4. Organize and Delete Apps
I followed Catherine Price’s system for breaking the phone addiction and part of it was deleting apps I never or rarely used as well as organizing the apps so that only the apps that were non-time sucks were on my home page. Right now my home page on my phone has apps like: maps, Zillow, my bank, PayPal, pacer, notes, calculator, settings, camera, calendar, clock, weather, Pandora, meditation app, parking app, holy bible and kindle. I do have my phone, text messages and the internet browser, duck duck go as well. The apps that sucked my time away were mainly Facebook, Twitter, YouTube, and podcasts. I’m not saying there isn't some value to these apps, especially for my business, but I had no boundaries around them and was spending inordinate amounts of time on them. I still listen to podcasts and give myself two podcasts a day. As a writer, it’s important for me to balance consumption with creation. It’s easy to consume other people’s ideas and content, but not create my own. The more I consume other people’s ideas, the less I create my own. Can you relate?
5. Decide On One Technology Free Day Per Week and Stick To It
I recommend writing it on your calendar to remind yourself that this is your technology-free day. My technology-free day is Sunday and sometimes Fridays as well. I used to teach classes based on Julia Cameron’s book, The Artists Way, and one of her tool to help you reclaim your creativity is called the Artist Date. It is a 2-hour date with yourself (no guests) where you venture out to play and have fun. Cal Newport always says that when you remove technology from your life, you must replace it with something else or you might fall back into your old habits. Consider doing an artist date with yourself on your technology-free day and filling your new found time with things that add more joy, fun and fulfillment to your life.

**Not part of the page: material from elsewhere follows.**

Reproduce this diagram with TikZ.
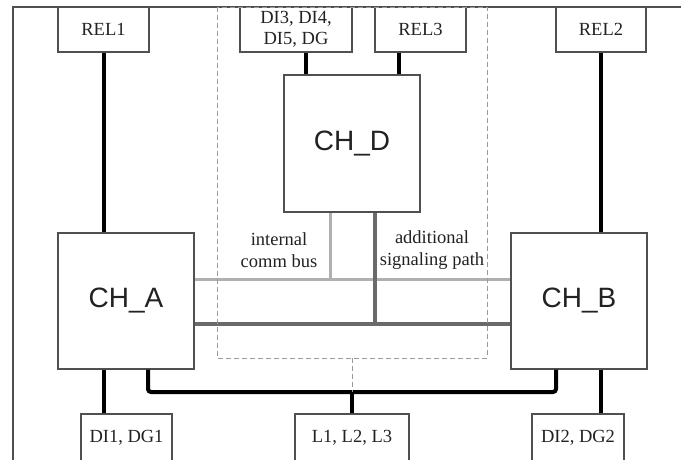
\documentclass[tikz,border=0pt]{standalone}
\usepackage{fontspec}
\setmainfont{Liberation Serif}
\newfontfamily\chfont{Liberation Sans}
\definecolor{boxgray}{HTML}{505050}
\definecolor{txt}{HTML}{222222}
\definecolor{lightbus}{HTML}{B0B0B0}
\definecolor{darkbus}{HTML}{6A6A6A}
\definecolor{dashgray}{HTML}{9A9A9A}
\begin{document}
\begin{tikzpicture}[x=1pt,y=-1pt,
  box/.style={draw=boxgray, line width=1.2pt, fill=white, inner sep=0pt, align=center,
    font=\fontsize{18.5}{21}\selectfont, text=txt},
  chbox/.style={box, minimum width=136pt, minimum height=136pt,
    font=\chfont\fontsize{28}{32}\selectfont},
  thick line/.style={line width=4pt, black},
  lbus/.style={line width=3pt, lightbus},
  dbus/.style={line width=3.6pt, darkbus},
  frameline/.style={draw=boxgray, line width=1.2pt},
  dashbox/.style={draw=dashgray, line width=0.9pt, dash pattern=on 5pt off 3pt},
  lbl/.style={align=center, inner sep=0pt, font=\fontsize{18.5}{22}\selectfont, text=txt}
]
\useasboundingbox (0,0) rectangle (681,459);
\clip (0,0) rectangle (681,459);
\fill[white] (0,0) rectangle (681,459);

% outer frame (only top and left visible)
\draw[frameline] (13,475) -- (13,7) -- (700,7);

% top boxes
\node[box, minimum width=91pt, minimum height=45pt] (REL1) at (103.5,29.5) {REL1};
\node[box, minimum width=112pt, minimum height=45pt] (DI3) at (296,29.5) {DI3, DI4,\\DI5, DG};
\node[box, minimum width=91pt, minimum height=45pt] (REL3) at (420.5,29.5) {REL3};
\node[box, minimum width=90pt, minimum height=45pt] (REL2) at (601,29.5) {REL2};

% channels
\node[chbox, minimum height=137pt] (CHD) at (352,143.5) {CH\_D};
\node[chbox] (CHA) at (126,301) {CH\_A};
\node[chbox] (CHB) at (579,301) {CH\_B};

% bottom boxes
\node[box, minimum width=91pt, minimum height=48pt] (DI1) at (126.5,438) {DI1, DG1};
\node[box, minimum width=114pt, minimum height=48pt] (L1) at (352,438) {L1, L2, L3};
\node[box, minimum width=92pt, minimum height=48pt] (DI2) at (578,438) {DI2, DG2};

% buses between channels
\draw[lbus] (CHA.east |- 0,279) -- (CHB.west |- 0,279);
\draw[lbus] ([xshift=-22pt]CHD.south) -- ([xshift=-22pt]CHD.south |- CHA.east |- 0,279);
\draw[dbus] (CHA.east |- 0,324) -- (CHB.west |- 0,324);
\draw[dbus] ([xshift=23pt]CHD.south) -- ([xshift=23pt]CHD.south |- 0,324);

% dashed enclosure
\draw[dashbox] (217,7) rectangle (487,358);
\coordinate (dashbot) at (352,358);

% thick links
\draw[thick line] (REL1.south) -- (REL1.south |- CHA.north);
\draw[thick line] ([xshift=23pt]CHD.north west) -- ([xshift=23pt]CHD.north west |- DI3.south);
\draw[thick line] ([xshift=-22pt]CHD.north east) -- ([xshift=-22pt]CHD.north east |- REL3.south);
\draw[thick line] (REL2.south) -- (REL2.south |- CHB.north);
\draw[thick line] (REL1.south |- CHA.south) -- (REL1.south |- DI1.north);
\draw[thick line] (REL2.south |- CHB.south) -- (REL2.south |- DI2.north);
\draw[thick line, rounded corners=3pt] ([xshift=22pt]CHA.south) -- ([xshift=22pt]CHA.south |- 0,392)
   -- ([xshift=-23pt]CHB.south |- 0,392) -- ([xshift=-23pt]CHB.south);
\draw[thick line] (L1.north |- 0,392) -- (L1.north);
\draw[dashbox] (dashbot) -- (dashbot |- 0,392);

% labels
\node[lbl] (lint) at (279,250) {internal\\comm bus};
\node[lbl] (ladd) at (432,250) {additional\\signaling path};
\end{tikzpicture}
\end{document}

I think it’s important for our mental health to have technology-free days, especially if you spend a lot of time at the computer for your job or your business. After years of offering done-for-you services for my bestselling author program, I felt like my brain had gone to mush. I was burnt out and exhausted. I had to strictly limit my time at the computer. It forced me to re-evaluate the services I offered, the price points and ways I could spend less time at the
computer.
It's good to have passive income in your business I decided I needed to create a DIY program that could run without me and that’s how my online course, 28 Books to $100K was born! I’ve sold over $20K of this course
and the best part is it operates without me. I love passive income!
Be creative and write down 10 ways you can spend less time at the computer. Sometimes you don’t realize how bad something is until you remove it from your life and take a break from it.
Kind of like a bad relationship. Have you ever taken a break from one and then realized you needed to end it because it was unhealthy or not fulfilling?
Technology can be that way; especially social media. Cheryl Richardson, Life Coach and author of many books says “A high quality life has more to do with what you remove from it, than what
you add to it.”
Keep removing what doesn’t matter and what matters will take its place.